According to E. Borsting (1996), dyslexia has been identified with three different subtypes: dyseidesia, dysphonesia, and dysphoneidesia. Dyseidesia is a deficit in the ability to perceive whole words with their sounds. This mainly effects the reading of non-phonetically regular words, such as laugh. Dysphonesia is a deficit in word analysis skills. These people have trouble with unfamiliar words as well as word association, as in the difference between home and house. Dysphonedeisia is a combination of the previous two. Neurological studies show that each subtype affects a different area of the brain, giving support to the 75% theory of magnocellular deficits. (Borsting, 1996)

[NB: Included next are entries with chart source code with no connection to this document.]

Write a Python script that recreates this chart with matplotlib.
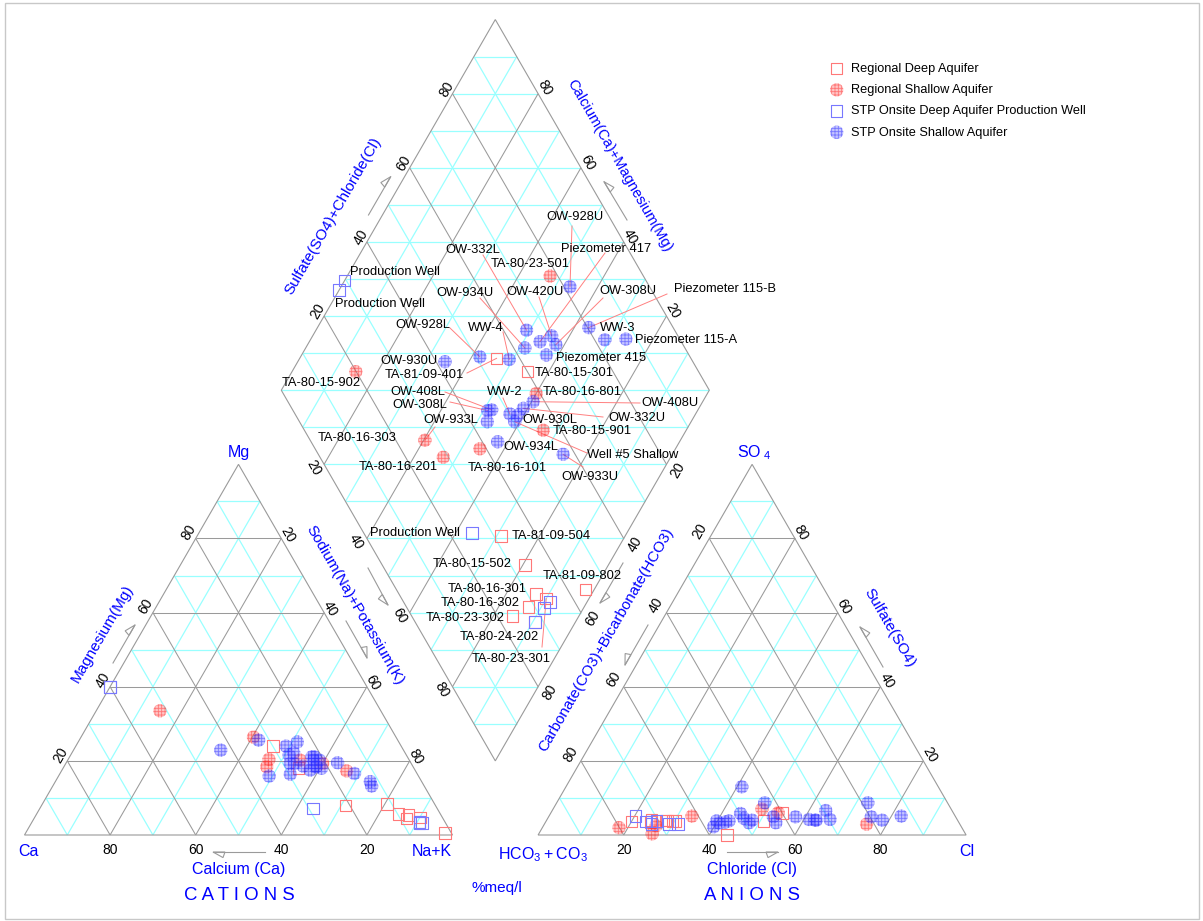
import numpy as np
import matplotlib.pyplot as plt
from matplotlib.patches import Polygon, Rectangle

plt.rcParams['font.family'] = ['Liberation Sans', 'DejaVu Sans']
plt.rcParams['hatch.linewidth'] = 0.6
plt.rcParams['mathtext.default'] = 'regular'

# ---- data, % meq/l: Na+K and Mg (Ca is the rest), Cl and SO4 (HCO3+CO3 is the rest)
# Regional Deep Aquifer
rd_names = ['TA-81-09-401', 'TA-80-15-301', 'TA-81-09-504', 'TA-80-15-502', 'TA-81-09-802',
            'TA-80-16-301', 'TA-80-23-301', 'TA-80-16-302', 'TA-80-23-302', 'TA-80-24-202']
rd_nak = [46, 55, 71, 80.5, 98, 87, 90, 87, 84.5, 90.5]
rd_mg = [24, 18, 8, 8.3, 0.5, 5.4, 4.7, 4.5, 5.7, 3.5]
rd_cl = [50.8, 54, 27.8, 29.5, 44.2, 28.1, 30.1, 24.5, 20, 24.5]
rd_so4 = [3.8, 6, 3.9, 3.8, 0, 3.9, 3.7, 4, 3.6, 3.5]

# Regional Shallow Aquifer
rs_names = ['TA-80-23-501', 'TA-80-15-902', 'TA-80-16-801', 'TA-80-15-901',
            'TA-80-16-303', 'TA-80-16-201', 'TA-80-16-101']
rs_nak = [47.4, 14.9, 60, 66.6, 40.3, 46.9, 54.3]
rs_mg = [18.4, 33.5, 19.3, 17.3, 26.4, 20.4, 20.2]
rs_cl = [75.3, 17.9, 53.1, 48.8, 26.5, 26.3, 33.4]
rs_so4 = [2.9, 2, 6, 7, 0.3, 2.5, 5.1]

# STP Onsite Deep Aquifer Production Well
sd_names = ['Production Well', 'Production Well', 'Production Well', '', '', '']
sd_nak = [0, 0, 63.8, 91.3, 90.7, 90.5]
sd_mg = [40, 40, 7.2, 3.2, 3.2, 3.5]
sd_cl = [25.8, 23.4, 20.2, 31.3, 29.1, 25]
sd_so4 = [3.8, 3.6, 5.1, 2.9, 2.9, 3]

# STP Onsite Shallow Aquifer
ss_names = ['OW-928U', 'Piezometer 115-B', 'WW-3', 'Piezometer 115-A', 'OW-332L',
            'Piezometer 417', 'OW-420U', 'OW-308U', 'OW-934U', 'Piezometer 415',
            'OW-928L', 'WW-4', 'OW-930U', 'OW-408U', 'OW-332U', 'OW-930L', 'WW-2',
            'Well #5 Shallow', 'OW-408L', 'OW-308L', 'OW-933L', 'OW-934L', 'OW-933U']
ss_nak = [53.5, 63.4, 68.8, 73.6, 49.2, 53.9, 55.8, 58, 51.2, 57.2, 41.9, 49.1,
          34.4, 60.4, 59, 58.7, 56.6, 58.8, 51.8, 51, 52.4, 57.5, 74.5]
ss_mg = [19.3, 19.5, 16.6, 14.4, 15.9, 16.4, 18.6, 17.5, 25.1, 21.1, 25.6, 24,
         22.9, 18, 18.4, 18.4, 21.1, 20.2, 22.2, 21.6, 19.3, 20.2, 13.2]
ss_cl = [72.7, 75.4, 78.4, 82.3, 61.2, 63, 63.9, 66.1, 57.7, 62.7, 47.6, 52.5,
         39.9, 48.6, 41.1, 48, 44.4, 45.8, 42.7, 42, 40.7, 39.8, 53.9]
ss_so4 = [8.7, 4.9, 4, 5.1, 4.2, 4, 6.6, 4.2, 4.9, 4, 3.3, 4.9,
          2.2, 8.7, 13, 4, 5.8, 4.5, 3.8, 3.5, 3.2, 3.8, 3.3]

# label placement in the diamond (pixel centre of text, start of leader line or None)
rd_label_at = [(424, 375, (467, 373)), (574, 373, None), (551, 536, None), (472, 564, None),
               (582, 576, None), (487, 589, None), (511, 659, (542, 647)), (480, 603, None),
               (465, 618, None), (499, 637, None)]
rs_label_at = [(530, 264, None), (321, 383, None), (582, 392, None), (592, 431, None),
               (357, 438, (435, 427)), (398, 467, None), (507, 468, None)]
sd_label_at = [(395, 272, None), (380, 304, None), (415, 533, None), None, None, None]
ss_label_at = [(575, 217, (572, 226)), (725, 289, (667, 294)), (618, 328, None),
               (686, 340, None), (473, 250, (483, 255)), (606, 249, (605, 253)),
               (535, 292, (539, 297)), (628, 291, (603, 298)), (465, 293, (480, 298)),
               (601, 358, None), (423, 325, (450, 328)), (486, 328, (503, 332)),
               (409, 361, None), (670, 403, (640, 403)), (637, 418, (603, 417)),
               (550, 420, None), (505, 392, (503, 398)), (633, 455, (587, 453)),
               (418, 392, (445, 392)), (420, 405, (450, 402)), (451, 420, None),
               (531, 447, None), (590, 477, (583, 467))]

# ---- geometry
S = 428.0            # triangle side in pixels
OX, OY = 24.5, 835   # pixel position of the Ca corner
G = 0.2              # gap between the triangles (in sides)
H = np.sqrt(3) / 2
GRAY = '#9a9a9a'
CYAN = '#99ffff'
BLUE = '#0000ff'


def P(x, y):  # pixel -> data
    return (x - OX) / S, (OY - y) / S


def cat_xy(nak, mg):
    nak, mg = np.asarray(nak) / 100, np.asarray(mg) / 100
    return nak + mg / 2, mg * H


def an_xy(cl, so4):
    cl, so4 = np.asarray(cl) / 100, np.asarray(so4) / 100
    return 1 + G + cl + so4 / 2, so4 * H


dB = np.array([1 + G / 2, G * H])
dL = dB + np.array([-0.5, H])
dR = dB + np.array([0.5, H])
dT = dB + np.array([0, 2 * H])


def dia_xy(nak, cl, so4):
    p = 1 - np.asarray(nak) / 100
    q = (np.asarray(cl) + np.asarray(so4)) / 100
    return dB[0] + (q - p) / 2, dB[1] + H * (p + q)


fig = plt.figure(figsize=(12.03, 9.21), dpi=100)
ax = fig.add_axes([0, 0, 1, 1])
ax.set_xlim(-OX / S, (1203 - OX) / S)
ax.set_ylim(-(921 - OY) / S, OY / S)
ax.axis('off')
fig.patches.append(Rectangle((5 / 1203, 2 / 921), 1194 / 1203, 916 / 921,
                             transform=fig.transFigure, fill=False, ec='#c8c8c8', lw=1))


def seg(a, b, c, z):
    ax.plot([a[0], b[0]], [a[1], b[1]], color=c, lw=0.9 if c == CYAN else 0.75,
            zorder=z, solid_capstyle='butt')


def tri_grid(v):
    v = [np.array(p, float) for p in v]
    for k in range(1, 10):
        f = k / 10
        c = GRAY if k % 2 == 0 else CYAN
        for i in range(3):
            j, m = [t for t in range(3) if t != i]
            seg(f * v[i] + (1 - f) * v[j], f * v[i] + (1 - f) * v[m], c, 1.2 if c == GRAY else 1)
    ax.add_patch(Polygon(v, closed=True, fill=False, ec=GRAY, lw=0.8, zorder=1.3))


def dia_grid():
    u, w = dL - dB, dR - dB
    for k in range(1, 20):
        s = k / 10
        if s <= 1:
            seg(dB + s * u, dB + s * w, CYAN, 1)
        else:
            seg(dB + u + (s - 1) * w, dB + w + (s - 1) * u, CYAN, 1)
    for k in range(1, 10):
        f = k / 10
        c = GRAY if k % 2 == 0 else CYAN
        z = 1.2 if c == GRAY else 1
        seg(dB + f * u, dB + f * u + w, c, z)
        seg(dB + f * w, dB + f * w + u, c, z)
    ax.add_patch(Polygon([dB, dR, dT, dL], closed=True, fill=False, ec=GRAY, lw=0.8, zorder=1.3))


cat_v = [(0, 0), (1, 0), (0.5, H)]
an_v = [(1 + G, 0), (2 + G, 0), (1.5 + G, H)]
tri_grid(cat_v)
tri_grid(an_v)
dia_grid()


# ---- tick labels
def tick(pt, txt, off, rot):
    ax.annotate(txt, pt, xytext=off, textcoords='offset pixels', ha='center', va='center',
                rotation=rot, fontsize=10, rotation_mode='anchor')


for k in (20, 40, 60, 80):
    f = k / 100
    tick((0.5 * f, H * f), str(k), (-7, 6), 60)
    tick((1 - 0.5 * f, H * f), str(100 - k), (6, 4), -60)
    tick((f, 0), str(100 - k), (0, -15), 0)
    tick((1 + G + 0.5 * f, H * f), str(100 - k), (-10, 7), 60)
    tick((2 + G - 0.5 * f, H * f), str(k), (6, 6), -60)
    tick((1 + G + f, 0), str(k), (0, -15), 0)
    tick(dL + f * (dB - dL), str(k), (-10.5, -3), -60)
    tick(dL + f * (dT - dL), str(k), (-6, 4.5), 60)
    tick(dR + f * (dT - dR), str(k), (6.5, 5.5), -60)
    tick(dR + f * (dB - dR), str(k), (11.5, -6), 60)


# ---- axis titles
def btext(x, y, s, rot=0, size=11.5):
    ax.text(*P(x, y), s, color=BLUE, fontsize=size, rotation=rot, ha='center', va='center',
            rotation_mode='anchor')


btext(238.5, 452, 'Mg')
btext(28, 851, 'Ca')
btext(432, 851, 'Na+K')
btext(543, 855, r'$\mathregular{HCO_3+CO_3}$')
btext(967, 851, 'Cl')
btext(754, 453, r'$\mathregular{SO_{\ 4}}$')
btext(239, 869, 'Calcium (Ca)')
btext(752.5, 869, 'Chloride (Cl)')
btext(239, 895, 'C A T I O N S', size=13.4)
btext(752, 895, 'A N I O N S', size=13.4)
btext(497, 888, '%meq/l', size=11)
btext(102, 634, 'Magnesium(Mg)', 60, 11)
btext(355, 605, 'Sodium(Na)+Potassium(K)', -60, 11)
btext(333, 216, 'Sulfate(SO4)+Chloride(Cl)', 60, 11)
btext(619, 166, 'Calcium(Ca)+Magnesium(Mg)', -60, 10.5)
btext(606, 640, 'Carbonate(CO3)+Bicarbonate(HCO3)', 60, 11)
btext(890, 628, 'Sulfate(SO4)', -60, 11)


def harrow(x0, y0, x1, y1, side):
    a, b = np.array(P(x0, y0)), np.array(P(x1, y1))
    d = (b - a) / np.hypot(*(b - a))
    n = np.array([-d[1], d[0]]) * side
    ax.plot([a[0], b[0]], [a[1], b[1]], color=GRAY, lw=0.8)
    ax.add_patch(Polygon([b, b - d * 12 / S, b - d * 10 / S + n * 5.6 / S], closed=True,
                         fill=False, ec=GRAY, lw=0.8))


harrow(265, 852, 213, 852, 1)
harrow(727, 852, 778, 852, -1)
harrow(113, 663, 135, 625, 1)
harrow(368.5, 215, 390.7, 176.7, 1)
harrow(627, 220, 604, 181.7, -1)
harrow(368, 568, 388, 605, -1)
harrow(346, 621, 367, 658, 1)
harrow(623, 563, 600, 603, 1)
harrow(648, 625, 625, 665, -1)
harrow(883, 667, 860, 627, -1)

# ---- samples
groups = [
    ('Regional Deep Aquifer', rd_names, rd_nak, rd_mg, rd_cl, rd_so4, rd_label_at,
     dict(marker='s', s=70, facecolors='none', edgecolors='#ff7878', linewidths=0.8)),
    ('Regional Shallow Aquifer', rs_names, rs_nak, rs_mg, rs_cl, rs_so4, rs_label_at,
     dict(marker='o', s=92, facecolors=(1, 0.35, 0.35, 0.35), edgecolors=(1, 0.1, 0.1, 0.45),
          linewidths=0, hatch='+++++')),
    ('STP Onsite Deep Aquifer Production Well', sd_names, sd_nak, sd_mg, sd_cl, sd_so4, sd_label_at,
     dict(marker='s', s=70, facecolors='none', edgecolors='#7878ff', linewidths=0.8)),
    ('STP Onsite Shallow Aquifer', ss_names, ss_nak, ss_mg, ss_cl, ss_so4, ss_label_at,
     dict(marker='o', s=92, facecolors=(0.35, 0.35, 1, 0.35), edgecolors=(0.1, 0.1, 1, 0.45),
          linewidths=0, hatch='+++++')),
]

handles = []
for name, names, nak, mg, cl, so4, label_at, style in groups:
    h = ax.scatter(*cat_xy(nak, mg), zorder=3, **style)
    ax.scatter(*an_xy(cl, so4), zorder=3, **style)
    dx, dy = dia_xy(nak, cl, so4)
    ax.scatter(dx, dy, zorder=3, **style)
    handles.append(h)
    for lab, pos, x, y in zip(names, label_at, dx, dy):
        if pos is None:
            continue
        tx, ty, lead = pos
        if lead is not None:
            lx, ly = P(*lead)
            ax.plot([lx, x], [ly, y], color='#ff8080', lw=0.7, zorder=2)
        ax.text(*P(tx, ty), lab, fontsize=9.3, ha='center', va='center', zorder=4)

ax.legend(handles, [g[0] for g in groups], loc='upper left',
          bbox_to_anchor=(829 / 1203, 1 - 63 / 921), bbox_transform=fig.transFigure,
          frameon=False, fontsize=9.2, handlelength=1.2, handletextpad=0.5,
          labelspacing=0.72, borderpad=0, borderaxespad=0, scatterpoints=1)

fig.savefig('out.png', dpi=100)
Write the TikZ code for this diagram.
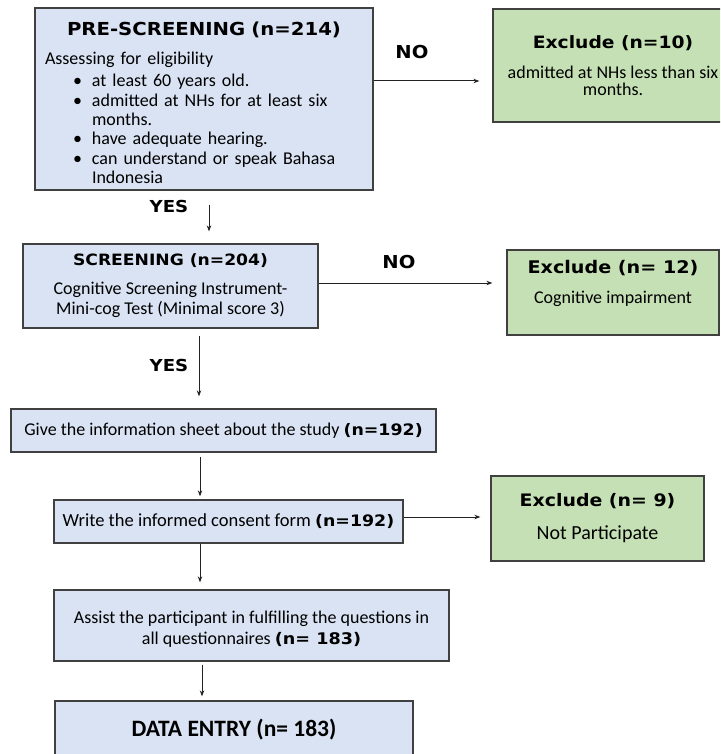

Other recent research by P.L. Cornelissen shows that children with reading disabilities have more difficulty detecting flickering or moving visual stimuli. This research is consistent with the magnocellular deficit theory, causing misrepresentation of where letters are positioned in correspondence with each other. It has been shown that there is a positive relationship between children’s motion detection thresholds and the likelihood of them making a letter recognition error. However, phonological factors were also found to have an effect on explaining the children’s errors. (Cornelissen, 1998)

Research into this topic is constantly being conducted. Until we can pinpoint the main causes of all forms of dyslexia, we will not be able to fully understand and deal with its effects. The existing data on the magnocellular deficit theory is still somewhat conflicting. Because of this conflicting data, one suggestion for further research would be to investigate the reason behind these differing results. According to Skottun, Borsting has shown that magnocellular deficits may be linked to only one sub-type of dyslexia, while Cornelissen shows contrast sensitivity loss to occur at low but not high luminance levels. Learning not only what causes dyslexia, but also what causes experimental discrepancies, is the key understanding and conducting research to aid in the battle against these learning disabilities. (Skottun, 1997)

References

Borsting, E. (1996). The presence of magnocellular defect depends on the type of dyslexia. Vision Research Issue 36, 1047-1053

Busey, T. (1997). The temporal frequencies underlying localization and character identification. [Online]. Abstract available: http://cognitrn.psych.indiana.edu/busey/idloc/idloc.html

Cornelissen, P.L. (1998). Coherent motion detection and letter position encoding. Vision Research Issue 38, 2181-2191.

Cornelissen, P.L. (1998). Magnocellular visual function and children’s single word reading. Vision Research Issue 38, 471-482.

Newman, Renee (1998, April). Dyslexia: Explanations from science. [ 8 paragraphs.] Dyslexia and Dyscalculia Support Services of Shiawassee County available: http://www.shianet.org/~reneenew/dysl.html

Ridder, W.H. 3rd (1997). Not all dyslexics are created equal. Optometry and Visual Sciences, 74 (3), 99-104.

Skottun, B. C. (1997). Some remarks on the magnocellular deficient theory of dyslexia. Vision Research Issue 37, 965-966.